The Bandit of Port Avon
Summary
Moonlit contraband pulses through the Ligurian alleys of 1914 Port Avon, a fishing village painted in chiaroscuro where Giuseppe De Witten’s nameless smuggler—part Rimbaud, part Saint-Just—glides across the wharfs like a black-market Mercury, pockets swollen with anarchist pamphlets and uncut emeralds. Roberto Roberti’s customs officer, a repressed Dante who tallies sins instead of crates, stalks him through fog thick as wet wool, while Giulio Donadio’s one-armed war veteran circles both men like a damaged gull, hungry for redemption and brandy.
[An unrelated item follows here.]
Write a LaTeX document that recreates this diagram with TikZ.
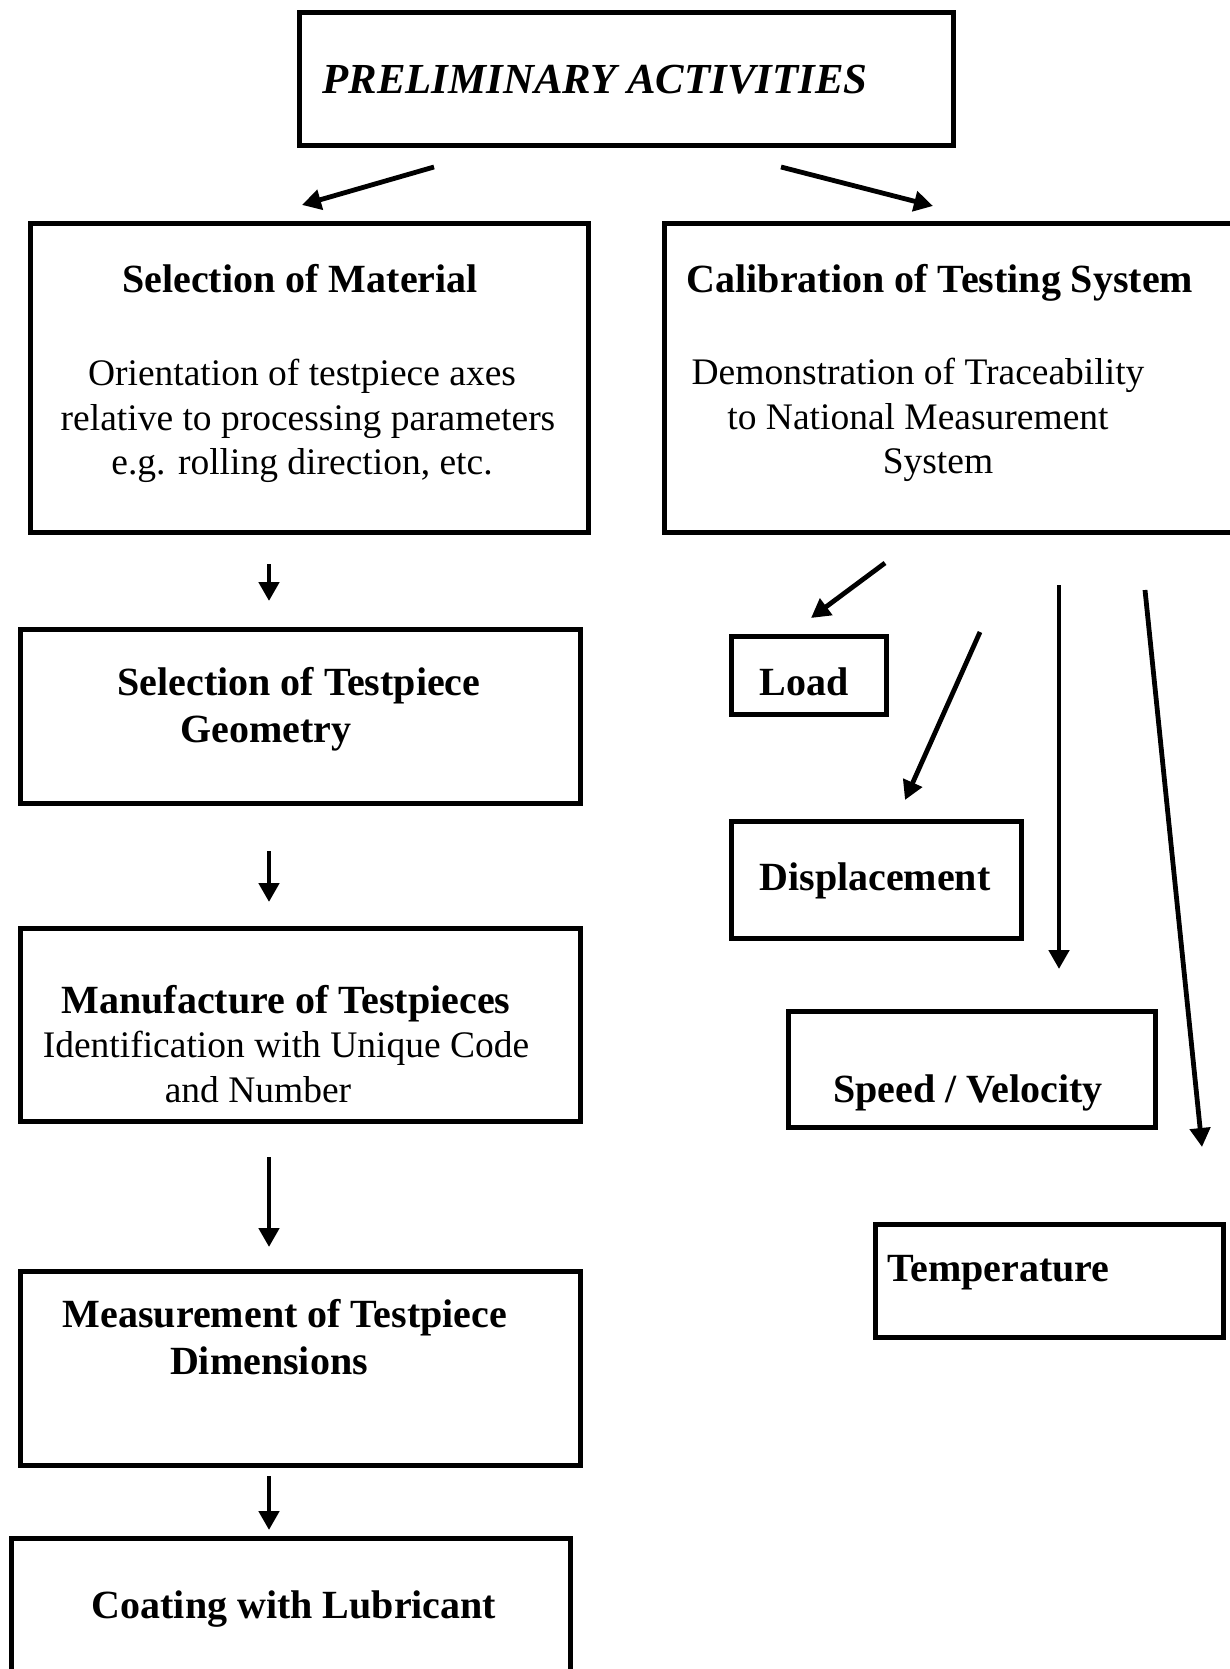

Claudia Zambuto’s apothecary-poet grinds chalky powders that could pass for cocaine or communion wafers, trading kisses for intelligence; Bice Valerian’s countess-in-exile drifts through crumbling palazzos trailing ostrich feathers and the scent of gun-oil, bargaining her jewels for passage to Caracas. Oreste Visalli’s lighthouse keeper, eyes calcified by salt, projects forbidden lantern-slide images onto the clouds, turning night itself into a secret cinema. The plot coils around a single moonless shipment: twenty crates of rifles meant for North African rebels, buried inside marble saints. Betrayals ricochet faster than flintlock sparks; identities dissolve in harbour water; a final pistol shot inside the bell tower reverberates so loudly that every gull in the province takes flight at once, blotting out the dawn.